A lawyer for Ms. O’Brien declined to comment. A spokesman for the C.F.T.C. declined to comment, as did a spokesman for Mr. Corzine.

At the time the commission filed its case, Andrew J. Levander, Mr. Corzine’s lawyer, denounced what he called “an unprecedented lawsuit based on meritless allegations that Mr. Corzine failed to supervise an experienced back office professional who was located in a different city and who did not report to Mr. Corzine or even to anyone who reported to Mr. Corzine.”

The case may never make it to trial, but the facts surrounding it are dramatic all the same, centering on the final days of MF Global’s existence in October 2011. At the time, Mr. Corzine, who inherited a firm in 2010 that lost money in each of the previous three years, placed a large wager on European sovereign debt that might have returned MF Global to profitability.

Instead, the bet unnerved MF Global’s investors, regulators and ratings agencies. (Eventually, the European bonds, which were sold to other investors, paid out when they matured).

After a series of downgrades, the firm started to unravel.

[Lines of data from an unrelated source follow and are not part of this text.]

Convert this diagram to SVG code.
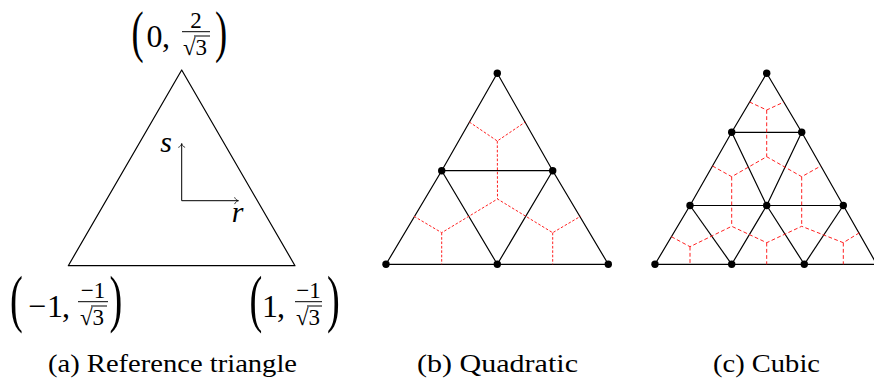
<svg xmlns="http://www.w3.org/2000/svg" width="874" height="384" viewBox="0 0 874 384">
<style>
.edge{fill:none;stroke:#000;stroke-width:1.2;stroke-linejoin:round}
.dual{fill:none;stroke:#ff2020;stroke-width:1;stroke-linejoin:miter}
.db{stroke-dasharray:2.6 1.8}
.dc{stroke-dasharray:3.8 2.4}
.dot{fill:#000}
.bar{stroke:#000;stroke-width:1}
</style>
<defs>
<marker id="tip" markerWidth="10" markerHeight="10" refX="0" refY="0" viewBox="-5 -5 10 10" orient="auto" markerUnits="userSpaceOnUse">
<path d="M-3.8,-3.4 C-3,-1.3 -1.2,-0.3 0,0 C-1.2,0.3 -3,1.3 -3.8,3.4" fill="none" stroke="#000" stroke-width="0.8"/>
</marker>
</defs>

<g id="ref-triangle">
<polygon class="edge" points="181.7,70 68.3,265.7 295,265.7"/>
<line x1="181.7" y1="200.7" x2="181.7" y2="143.6" stroke="#000" stroke-width="1" marker-end="url(#tip)"/>
<line x1="181.7" y1="200.7" x2="238.4" y2="200.7" stroke="#000" stroke-width="1" marker-end="url(#tip)"/>
<text x="166" y="152" text-anchor="middle" font-size="30" font-style="italic" font-family="'Liberation Serif'">s</text>
<text x="237.5" y="222" text-anchor="middle" font-size="30" font-style="italic" font-family="'Liberation Serif'">r</text>
</g>

<g id="label-top" font-family="'Liberation Serif'">
<text font-size="57" text-anchor="middle" transform="translate(137.5,51) scale(0.64,1)">(</text>
<text font-size="32" x="154.5" y="47" text-anchor="middle">0</text>
<text font-size="32" x="166" y="47" text-anchor="middle">,</text>
<text font-size="23" x="196" y="28" text-anchor="middle">2</text>
<line class="bar" x1="182" y1="31.7" x2="210" y2="31.7"/>
<text font-size="23" x="183" y="55">√3</text>
<line class="bar" x1="194" y1="36" x2="210" y2="36"/>
<text font-size="57" text-anchor="middle" transform="translate(221,51) scale(0.64,1)">)</text>
</g>

<g id="label-left" font-family="'Liberation Serif'">
<text font-size="64" text-anchor="middle" transform="translate(16.5,320) scale(0.6,1)">(</text>
<text font-size="32" x="37" y="317" text-anchor="middle">−</text>
<text font-size="32" x="55" y="317" text-anchor="middle">1</text>
<text font-size="32" x="66" y="317" text-anchor="middle">,</text>
<text font-size="23" x="93" y="298" text-anchor="middle">−1</text>
<line class="bar" x1="78" y1="301.7" x2="108" y2="301.7"/>
<text font-size="23" x="80" y="325">√3</text>
<line class="bar" x1="91" y1="306" x2="107" y2="306"/>
<text font-size="64" text-anchor="middle" transform="translate(116,320) scale(0.6,1)">)</text>
</g>

<g id="label-right" font-family="'Liberation Serif'">
<text font-size="64" text-anchor="middle" transform="translate(256,320) scale(0.6,1)">(</text>
<text font-size="32" x="270" y="317" text-anchor="middle">1</text>
<text font-size="32" x="281" y="317" text-anchor="middle">,</text>
<text font-size="23" x="308.5" y="298" text-anchor="middle">−1</text>
<line class="bar" x1="295" y1="301.7" x2="322" y2="301.7"/>
<text font-size="23" x="296" y="325">√3</text>
<line class="bar" x1="307" y1="306" x2="322" y2="306"/>
<text font-size="64" text-anchor="middle" transform="translate(333.5,320) scale(0.6,1)">)</text>
</g>

<g id="connectors">
<polyline class="edge" points="497.3,73.3 441.7,170.7 386,264.3 497.3,264.3 608.3,264.3 552.7,170.7 497.3,73.3"/>
<polyline class="edge" points="441.7,170.7 552.7,170.7 497.3,264.3 441.7,170.7"/>
<polyline class="dual db" points="469.3,122 497.3,141 525.3,122"/>
<line class="dual db" x1="497.3" y1="141" x2="497.5" y2="199"/>
<polyline class="dual db" points="414,216.3 441.7,232.7 497.5,199 552.7,232.7 580.5,216.3"/>
<line class="dual db" x1="441.7" y1="232.7" x2="441.7" y2="264.3"/>
<line class="dual db" x1="552.7" y1="232.7" x2="552.7" y2="264.3"/>

<polyline class="edge" points="766.7,73.3 731.7,132.3 690,205.5 655,264.3 731.7,264.3 804.3,264.3 880,264.3"/>
<polyline class="edge" points="766.7,73.3 801.7,132.3 843.3,205.5 880,270"/>
<line class="edge" x1="731.7" y1="132.3" x2="801.7" y2="132.3"/>
<line class="edge" x1="690" y1="205.5" x2="843.3" y2="205.5"/>
<polyline class="edge" points="731.7,132.3 766.7,205.5 804.3,264.3"/>
<polyline class="edge" points="801.7,132.3 766.7,205.5 731.7,264.3"/>
<line class="edge" x1="690" y1="205.5" x2="731.7" y2="264.3"/>
<line class="edge" x1="843.3" y1="205.5" x2="804.3" y2="264.3"/>
<polyline class="dual dc" points="749.5,102 766.7,110 784,102"/>
<line class="dual dc" x1="766.7" y1="110" x2="766.7" y2="156.7"/>
<polyline class="dual dc" points="712.5,166 731.7,176.7 766.7,156.7 801.7,176.7 820.8,166"/>
<line class="dual dc" x1="731.7" y1="176.7" x2="731.7" y2="226.3"/>
<line class="dual dc" x1="801.7" y1="176.7" x2="801.7" y2="226.3"/>
<polyline class="dual dc" points="671.4,236.7 690,246.7 731.7,226.3 766.7,242.7 801.7,226.3 843.3,242.7 859.5,232.7"/>
<line class="dual dc" x1="690" y1="246.7" x2="690" y2="264.3"/>
<line class="dual dc" x1="766.7" y1="242.7" x2="766.7" y2="264.3"/>
<line class="dual dc" x1="843.3" y1="242.7" x2="843.3" y2="264.3"/>
</g>

<g id="b-n1"><circle class="dot" cx="497.3" cy="73.3" r="3.7"/></g>
<g id="b-n2"><circle class="dot" cx="441.7" cy="170.7" r="3.7"/></g>
<g id="b-n3"><circle class="dot" cx="552.7" cy="170.7" r="3.7"/></g>
<g id="b-n4"><circle class="dot" cx="386" cy="264.3" r="3.7"/></g>
<g id="b-n5"><circle class="dot" cx="497.3" cy="264.3" r="3.7"/></g>
<g id="b-n6"><circle class="dot" cx="608.3" cy="264.3" r="3.7"/></g>

<g id="c-n1"><circle class="dot" cx="766.7" cy="73.3" r="3.7"/></g>
<g id="c-n2"><circle class="dot" cx="731.7" cy="132.3" r="3.7"/></g>
<g id="c-n3"><circle class="dot" cx="801.7" cy="132.3" r="3.7"/></g>
<g id="c-n4"><circle class="dot" cx="690" cy="205.5" r="3.7"/></g>
<g id="c-n5"><circle class="dot" cx="766.7" cy="205.5" r="3.7"/></g>
<g id="c-n6"><circle class="dot" cx="843.3" cy="205.5" r="3.7"/></g>
<g id="c-n7"><circle class="dot" cx="655" cy="264.3" r="3.7"/></g>
<g id="c-n8"><circle class="dot" cx="731.7" cy="264.3" r="3.7"/></g>
<g id="c-n9"><circle class="dot" cx="804.3" cy="264.3" r="3.7"/></g>

<g id="captions" font-family="'Liberation Serif'" font-size="26">
<text x="48" y="372" textLength="249" lengthAdjust="spacingAndGlyphs">(a) Reference triangle</text>
<text x="417" y="372" textLength="161" lengthAdjust="spacingAndGlyphs">(b) Quadratic</text>
<text x="713" y="372" textLength="107" lengthAdjust="spacingAndGlyphs">(c) Cubic</text>
</g>
</svg>
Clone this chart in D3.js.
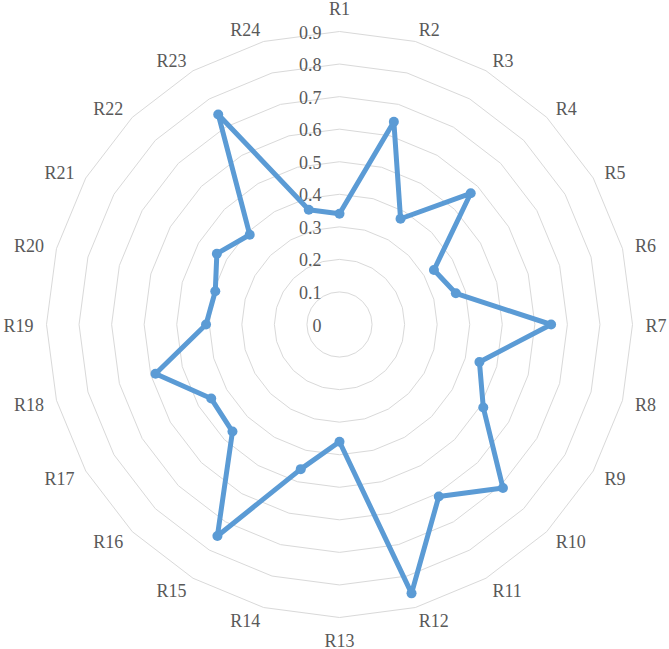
<!DOCTYPE html>
<html><head><meta charset="utf-8">
<script src="https://cdn.jsdelivr.net/npm/d3@7"></script>
<style>body{margin:0;background:#fff}svg{display:block}</style>
</head><body>
<svg id="chart" width="669" height="649"></svg>
<script>
const categories = ["R1","R2","R3","R4","R5","R6","R7","R8","R9","R10","R11","R12","R13","R14","R15","R16","R17","R18","R19","R20","R21","R22","R23","R24"];
const values = [0.34,0.645,0.375,0.57,0.335,0.37,0.65,0.445,0.51,0.71,0.61,0.855,0.36,0.46,0.75,0.465,0.455,0.585,0.41,0.395,0.435,0.39,0.745,0.365];
const ticks = [0,0.1,0.2,0.3,0.4,0.5,0.6,0.7,0.8,0.9];
const tickLabels = ["0","0.1","0.2","0.3","0.4","0.5","0.6","0.7","0.8","0.9"];

const svg = d3.select("#chart");
const cx = 339.5, cy = 324.5;
const r = d3.scaleLinear().domain([0, 0.9]).range([0, 293]);
const angle = d3.scalePoint().domain(categories.concat(["_end"])).range([0, 2*Math.PI]);
const g = svg.append("g").attr("transform", `translate(${cx},${cy})`);
const font = "'Liberation Serif','Times New Roman',serif";

// grid rings
const ringLine = d3.lineRadial().angle(d => d[0]).radius(d => d[1]).curve(d3.curveLinearClosed);
ticks.filter(t => t > 0).forEach(t => {
  g.append("path")
    .attr("d", ringLine(categories.map(c => [angle(c), r(t)])))
    .attr("fill", "none").attr("stroke", "#d9d9d9").attr("stroke-width", 1);
});

// tick labels
g.selectAll("text.tick").data(ticks).join("text")
  .attr("class", "tick")
  .attr("x", -18).attr("y", d => -r(d) + 1)
  .attr("text-anchor", "end").attr("dominant-baseline", "central")
  .style("font-family", font).style("font-size", "18px").attr("fill", "#595959")
  .text((d, i) => tickLabels[i]);

// category labels: left/right of the anchor point, except straight up/down
const labelR = 306;
g.selectAll("text.cat").data(categories).join("text")
  .attr("class", "cat")
  .each(function(d) {
    const a = angle(d), s = Math.sin(a), c = Math.cos(a);
    const t = d3.select(this);
    let x = labelR * s, y = -labelR * c, anchor = "middle";
    if (Math.abs(s) < 0.01) { y += (c > 0 ? -10 : 10); }
    else { anchor = s > 0 ? "start" : "end"; y += 1; }
    t.attr("x", x).attr("y", y).attr("text-anchor", anchor);
  })
  .attr("dominant-baseline", "central")
  .style("font-family", font).style("font-size", "18px").attr("fill", "#595959")
  .text(d => d);

// data line
const dataLine = d3.lineRadial().angle((d, i) => angle(categories[i])).radius(d => r(d)).curve(d3.curveLinearClosed);
g.append("path").attr("d", dataLine(values))
  .attr("fill", "none").attr("stroke", "#5b9bd5").attr("stroke-width", 5).attr("stroke-linejoin", "round");

g.selectAll("circle.pt").data(values).join("circle")
  .attr("class", "pt")
  .attr("cx", (d, i) => r(d) * Math.sin(angle(categories[i])))
  .attr("cy", (d, i) => -r(d) * Math.cos(angle(categories[i])))
  .attr("r", 5).attr("fill", "#5b9bd5");
</script>
</body></html>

And as MF Global teetered on the brink of collapse, the improper transfers of customer money accelerated.

Although the firm’s demise was rapid, the commission argued that executives failed to heed certain warning signs. In a call recorded by the firm in October 2011, the firm’s global treasurer acknowledged to a colleague that MF Global was “skating on the edge,” without “much ice left,” according to the commission. In another call that month, the global treasurer indicated that the firm’s liquidity “situation” was “not sustainable” and said that “we have to tell Jon that enough is enough. We need to take the keys away from him.” Mr. Corzine nicknamed this person “the Gravedigger.”

On the evening of Oct. 27, 2011, Mr. Corzine was informed that while MF Global had plenty of available assets, only $82 million was in cash. The next morning, he was informed that JPMorgan Chase, one of the firm’s banks, was seeking $134 million to patch an overdrawn account. Minutes later, he told Ms. O’Brien that meeting the bank’s demands was “the most important thing” she could get “done that day.”

And yet, in another email, Ms. O’Brien explicitly stated to Mr. Corzine that the transfer to JPMorgan was a “house wire,” meaning it came from the firm’s accounts, not from customers’.

A settlement of the case would come as Mr. Corzine has started to slowly, and quietly, raise his profile.

He has visited Central America for a humanitarian project involving children and has office space in Midtown Manhattan, where he trades with his own money. Last month, he hobnobbed with Wall Street’s elite at Michael R. Bloomberg’s annual benefit dinner for the National September 11 Memorial and Museum.

And in December, he made a rare public appearance, speaking to a group of students at Fairleigh Dickinson University in Madison, N.J.

“Winning at all costs — it isn’t worth it, it isn’t acceptable,” Mr. Corzine said at the time. “Integrity is fundamental. Excellence and integrity must be pursued hand-in-hand.”